-- Start --

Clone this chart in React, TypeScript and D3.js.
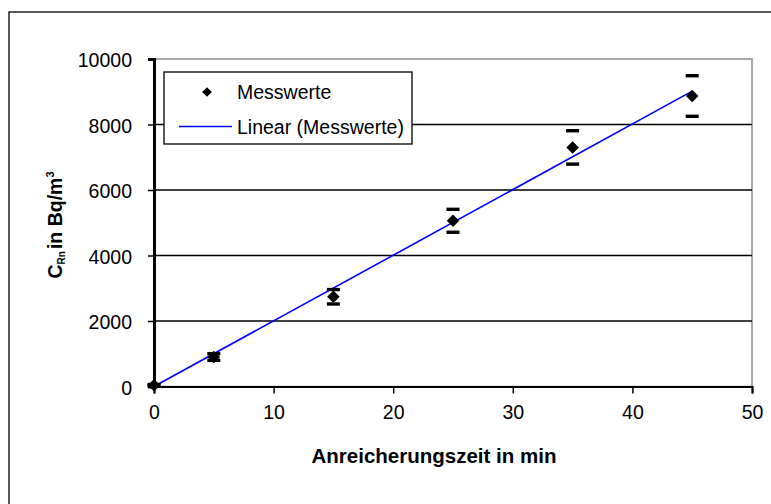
import React, { useEffect, useRef } from 'react';
import * as d3 from 'd3';

// Anreicherungszeit (min) and measured radon concentration (Bq/m3)
const times = [0, 5, 15, 25, 35, 45];
const values = [40, 900, 2740, 5060, 7300, 8870];
const errors = [20, 100, 220, 350, 510, 620];

const xTicks = [0, 10, 20, 30, 40, 50];
const yTicks = [0, 2000, 4000, 6000, 8000, 10000];

const legendLabels = ['Messwerte', 'Linear (Messwerte)'];

const FONT = '"Liberation Sans", Arial, sans-serif';

const App = () => {
  const ref = useRef<SVGSVGElement>(null);

  const width = 771;
  const height = 504;
  const plot = { left: 154, right: 752, top: 59, bottom: 386.5 };

  useEffect(() => {
    drawChart();
  }, []);

  function drawChart() {
    const svg = d3.select(ref.current);
    svg.selectAll('*').remove();

    const x = d3.scaleLinear().domain([0, 50]).range([plot.left, plot.right]);
    const y = d3.scaleLinear().domain([0, 10000]).range([plot.bottom, plot.top]);

    // outer chart frame
    svg.append('rect')
      .attr('x', 9).attr('y', 12)
      .attr('width', 800).attr('height', 600)
      .attr('fill', 'white')
      .attr('stroke', '#000')
      .attr('stroke-width', 1.3);

    // plot area border (top / right grey)
    svg.append('rect')
      .attr('x', plot.left).attr('y', plot.top)
      .attr('width', plot.right - plot.left)
      .attr('height', plot.bottom - plot.top)
      .attr('fill', 'white')
      .attr('stroke', '#8c8c8c')
      .attr('stroke-width', 1.5);

    // gridlines
    svg.append('g')
      .selectAll('line')
      .data(yTicks.filter((t) => t > 0 && t < 10000))
      .enter()
      .append('line')
      .attr('x1', plot.left).attr('x2', plot.right)
      .attr('y1', (d) => y(d)).attr('y2', (d) => y(d))
      .attr('stroke', '#000')
      .attr('stroke-width', 1.6);

    // x axis
    const xAxis = svg.append('g')
      .attr('transform', `translate(0, ${plot.bottom})`)
      .call(d3.axisBottom(x).tickValues(xTicks).tickSize(7).tickPadding(12).tickFormat(d3.format('d')));
    xAxis.select('.domain').attr('stroke', '#000').attr('stroke-width', 2);
    xAxis.selectAll('.tick line').attr('stroke', '#000').attr('stroke-width', 1.5);
    xAxis.selectAll('.tick text')
      .attr('font-family', FONT)
      .attr('font-size', 19.5)
      .attr('fill', '#000');

    // y axis
    const yAxis = svg.append('g')
      .attr('transform', `translate(${plot.left}, 0)`)
      .call(d3.axisLeft(y).tickValues(yTicks).tickSize(6).tickPadding(16).tickFormat(d3.format('d')));
    yAxis.select('.domain').attr('stroke', '#000').attr('stroke-width', 3);
    yAxis.selectAll('.tick line').attr('stroke', '#000').attr('stroke-width', 1.5);
    yAxis.selectAll('.tick text')
      .attr('font-family', FONT)
      .attr('font-size', 19.5)
      .attr('dy', '0.4em')
      .attr('fill', '#000');

    // linear trend through origin (Excel trendline, intercept = 0)
    const sxy = d3.sum(times, (t, i) => t * values[i]);
    const sxx = d3.sum(times, (t) => t * t);
    const slope = sxy / sxx;
    const tMin = d3.min(times) as number;
    const tMax = d3.max(times) as number;

    svg.append('line')
      .attr('x1', x(tMin)).attr('y1', y(slope * tMin))
      .attr('x2', x(tMax)).attr('y2', y(slope * tMax))
      .attr('stroke', '#0000ff')
      .attr('stroke-width', 1.6);

    const diamond = d3.symbol().type(d3.symbolDiamond2).size(100);

    // error bar caps
    const caps = svg.append('g');
    times.forEach((t, i) => {
      [values[i] + errors[i], values[i] - errors[i]].forEach((v) => {
        caps.append('rect')
          .attr('x', x(t) - 6.5)
          .attr('y', y(v) - 1.7)
          .attr('width', 13)
          .attr('height', 3.4)
          .attr('fill', '#000');
      });
    });

    // markers
    svg.append('g')
      .selectAll('path')
      .data(times)
      .enter()
      .append('path')
      .attr('d', diamond)
      .attr('transform', (d, i) => `translate(${x(d)}, ${y(values[i])})`)
      .attr('fill', '#000');

    // legend
    const legend = svg.append('g');
    legend.append('rect')
      .attr('x', 164).attr('y', 72)
      .attr('width', 248).attr('height', 72)
      .attr('fill', 'white')
      .attr('stroke', '#000')
      .attr('stroke-width', 1.3);
    legend.append('path')
      .attr('d', d3.symbol().type(d3.symbolDiamond2).size(60))
      .attr('transform', 'translate(207, 92)')
      .attr('fill', '#000');
    legend.append('line')
      .attr('x1', 179).attr('x2', 232)
      .attr('y1', 126.5).attr('y2', 126.5)
      .attr('stroke', '#0000ff')
      .attr('stroke-width', 1.6);
    legend.selectAll('text')
      .data(legendLabels)
      .enter()
      .append('text')
      .attr('x', 237)
      .attr('y', (_, i) => (i === 0 ? 98.5 : 133.5))
      .attr('font-family', FONT)
      .attr('font-size', 19.5)
      .text((d) => d);

    // axis titles
    svg.append('text')
      .attr('x', 434)
      .attr('y', 463)
      .attr('text-anchor', 'middle')
      .attr('font-family', FONT)
      .attr('font-size', 20.5)
      .attr('font-weight', 'bold')
      .text('Anreicherungszeit in min');

    const yTitle = svg.append('text')
      .attr('transform', 'translate(62, 225) rotate(-90)')
      .attr('text-anchor', 'middle')
      .attr('font-family', FONT)
      .attr('font-size', 19.5)
      .attr('font-weight', 'bold');
    yTitle.append('tspan').text('C');
    yTitle.append('tspan').attr('font-size', 10).attr('dy', 3).text('Rn');
    yTitle.append('tspan').attr('dy', -3).attr('dx', 2).text('in Bq/m');
    yTitle.append('tspan').attr('font-size', 11).attr('dy', -8).text('3');
  }

  return (
    <svg
      ref={ref}
      width={width}
      height={height}
      style={{ position: 'absolute', left: 0, top: 0, background: 'white' }}
    />
  );
};

export default App;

-- End --

### Written instruction
Write out each line of the data that holds the string "React".

### Exercise response
Clone this chart in React, TypeScript and D3.js.
import React, { useEffect, useRef } from 'react';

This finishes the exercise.